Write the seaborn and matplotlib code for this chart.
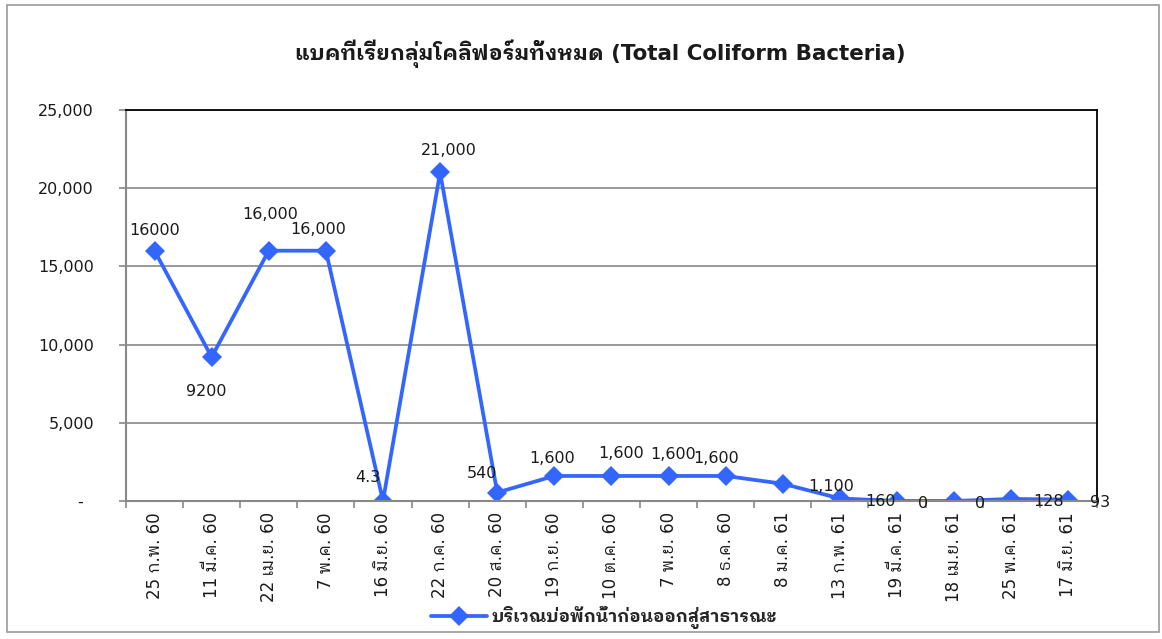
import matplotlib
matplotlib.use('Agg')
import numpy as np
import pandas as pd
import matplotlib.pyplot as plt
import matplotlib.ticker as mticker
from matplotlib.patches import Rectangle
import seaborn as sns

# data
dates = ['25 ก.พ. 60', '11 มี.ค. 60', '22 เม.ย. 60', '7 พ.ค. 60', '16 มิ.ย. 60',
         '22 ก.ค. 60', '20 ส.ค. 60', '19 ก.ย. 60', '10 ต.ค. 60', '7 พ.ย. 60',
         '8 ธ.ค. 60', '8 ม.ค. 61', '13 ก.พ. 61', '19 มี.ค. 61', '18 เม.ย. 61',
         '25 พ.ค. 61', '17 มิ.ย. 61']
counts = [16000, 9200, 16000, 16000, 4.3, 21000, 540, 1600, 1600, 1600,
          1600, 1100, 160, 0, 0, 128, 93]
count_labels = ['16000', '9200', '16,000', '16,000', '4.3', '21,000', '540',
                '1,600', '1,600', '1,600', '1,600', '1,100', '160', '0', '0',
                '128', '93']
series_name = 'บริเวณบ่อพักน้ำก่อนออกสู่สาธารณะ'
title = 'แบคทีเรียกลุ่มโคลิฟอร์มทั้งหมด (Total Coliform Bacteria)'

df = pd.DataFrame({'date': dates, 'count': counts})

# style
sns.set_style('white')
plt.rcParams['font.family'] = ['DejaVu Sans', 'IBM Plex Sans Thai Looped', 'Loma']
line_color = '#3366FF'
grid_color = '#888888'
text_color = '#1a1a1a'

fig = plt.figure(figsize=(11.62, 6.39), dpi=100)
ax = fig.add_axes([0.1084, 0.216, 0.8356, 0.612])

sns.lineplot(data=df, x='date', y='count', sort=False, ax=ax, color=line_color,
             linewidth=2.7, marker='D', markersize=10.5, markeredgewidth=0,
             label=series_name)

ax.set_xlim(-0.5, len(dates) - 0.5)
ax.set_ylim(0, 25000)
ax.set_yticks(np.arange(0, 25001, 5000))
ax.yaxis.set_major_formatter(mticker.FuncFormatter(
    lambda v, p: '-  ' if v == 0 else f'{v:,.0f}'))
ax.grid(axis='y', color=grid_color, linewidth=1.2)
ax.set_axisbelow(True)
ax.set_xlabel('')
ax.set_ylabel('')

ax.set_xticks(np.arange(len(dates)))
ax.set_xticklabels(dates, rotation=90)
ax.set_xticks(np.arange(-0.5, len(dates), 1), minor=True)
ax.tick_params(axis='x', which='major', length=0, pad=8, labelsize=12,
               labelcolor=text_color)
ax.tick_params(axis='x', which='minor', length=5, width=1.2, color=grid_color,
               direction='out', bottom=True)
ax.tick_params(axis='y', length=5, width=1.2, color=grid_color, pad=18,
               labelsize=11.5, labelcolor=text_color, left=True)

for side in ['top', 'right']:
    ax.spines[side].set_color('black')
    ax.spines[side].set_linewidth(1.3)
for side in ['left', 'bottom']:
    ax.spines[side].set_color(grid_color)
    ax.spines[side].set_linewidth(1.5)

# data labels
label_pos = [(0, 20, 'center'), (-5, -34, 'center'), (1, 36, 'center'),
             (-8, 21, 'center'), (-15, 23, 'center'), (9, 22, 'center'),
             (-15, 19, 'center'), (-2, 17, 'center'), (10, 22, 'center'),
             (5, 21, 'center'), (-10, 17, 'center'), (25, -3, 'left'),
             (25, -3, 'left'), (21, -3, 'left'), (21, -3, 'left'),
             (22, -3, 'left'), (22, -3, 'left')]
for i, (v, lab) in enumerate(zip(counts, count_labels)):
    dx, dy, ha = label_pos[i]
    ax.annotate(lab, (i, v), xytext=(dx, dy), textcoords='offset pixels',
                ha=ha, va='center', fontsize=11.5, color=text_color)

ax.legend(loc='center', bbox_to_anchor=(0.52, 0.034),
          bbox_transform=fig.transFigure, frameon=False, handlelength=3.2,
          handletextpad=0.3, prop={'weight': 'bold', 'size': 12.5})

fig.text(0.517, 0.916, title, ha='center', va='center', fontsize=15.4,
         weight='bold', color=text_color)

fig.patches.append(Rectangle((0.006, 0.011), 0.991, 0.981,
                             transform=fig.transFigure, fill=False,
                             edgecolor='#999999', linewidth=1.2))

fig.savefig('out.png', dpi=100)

EXERCISE REQUIREMENTS: Skip the pictures and restate exactly the lines from the beginning of the listing to the line with "label=series_name)", that line included.

COMPLETED EXERCISE:
Write the seaborn and matplotlib code for this chart.
import matplotlib
matplotlib.use('Agg')
import numpy as np
import pandas as pd
import matplotlib.pyplot as plt
import matplotlib.ticker as mticker
from matplotlib.patches import Rectangle
import seaborn as sns

# data
dates = ['25 ก.พ. 60', '11 มี.ค. 60', '22 เม.ย. 60', '7 พ.ค. 60', '16 มิ.ย. 60',
         '22 ก.ค. 60', '20 ส.ค. 60', '19 ก.ย. 60', '10 ต.ค. 60', '7 พ.ย. 60',
         '8 ธ.ค. 60', '8 ม.ค. 61', '13 ก.พ. 61', '19 มี.ค. 61', '18 เม.ย. 61',
         '25 พ.ค. 61', '17 มิ.ย. 61']
counts = [16000, 9200, 16000, 16000, 4.3, 21000, 540, 1600, 1600, 1600,
          1600, 1100, 160, 0, 0, 128, 93]
count_labels = ['16000', '9200', '16,000', '16,000', '4.3', '21,000', '540',
                '1,600', '1,600', '1,600', '1,600', '1,100', '160', '0', '0',
                '128', '93']
series_name = 'บริเวณบ่อพักน้ำก่อนออกสู่สาธารณะ'
title = 'แบคทีเรียกลุ่มโคลิฟอร์มทั้งหมด (Total Coliform Bacteria)'

df = pd.DataFrame({'date': dates, 'count': counts})

# style
sns.set_style('white')
plt.rcParams['font.family'] = ['DejaVu Sans', 'IBM Plex Sans Thai Looped', 'Loma']
line_color = '#3366FF'
grid_color = '#888888'
text_color = '#1a1a1a'

fig = plt.figure(figsize=(11.62, 6.39), dpi=100)
ax = fig.add_axes([0.1084, 0.216, 0.8356, 0.612])

sns.lineplot(data=df, x='date', y='count', sort=False, ax=ax, color=line_color,
             linewidth=2.7, marker='D', markersize=10.5, markeredgewidth=0,
             label=series_name)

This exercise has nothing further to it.